The ongoing crisis is painfully reminding us of the vulnerability of our economies and global financial systems and is a wake-up call for strengthening the resilience of those systems. It is also a reminder of the urgency of reducing the risks of unconstrained climate change leading to more frequent shocks of this type in the future.
How can investors contribute to increasing the resilience of our economic and financial systems? First, align your investment portfolios to a scenario leading our economies to net-zero greenhouse gas emissions by 2050 at latest aimed at limiting temperature rise to 1.5°C above pre-industrial levels (e.g. by joining the UN-convened Net-Zero Asset Owner Alliance). Second, if your mandate permits, allocate a part of your capital to companies providing break-through innovations in areas such as clean energy, resource efficiency and the transition to a circular economy. Third, take a long-term approach to investing avoiding speculative investments and asset classes that destabilise financial markets. Fourth, take a forceful stewardship approach (with clear goals that if not met lead to divestment) in engaging with companies that are working against a transition to a more sustainable economy.
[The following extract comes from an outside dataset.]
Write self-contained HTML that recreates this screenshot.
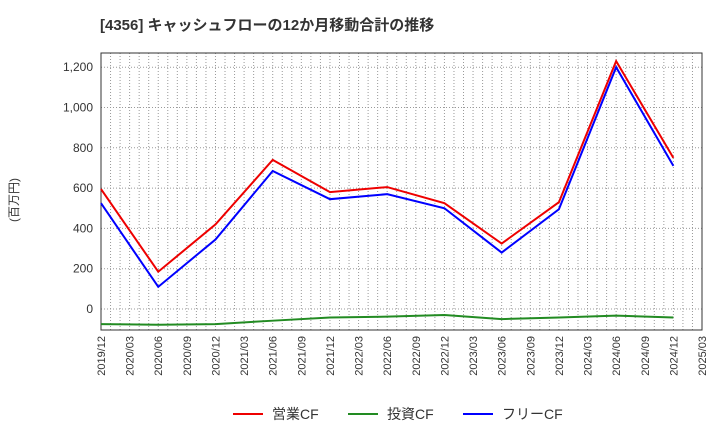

Fifth, collaborate with other investors in shaping a more resilient architecture for our financial systems (e.g. through initiatives such as Principles for Responsible Investment, Climate Action 100+, the Institutional Investors Group on Climate Change, the UNEP Finance Initiative etc.).
The current crisis is ultimately strengthening the case for sustainable investing and could reveal itself as a powerful accelerator toward a more sustainable trajectory of our societies.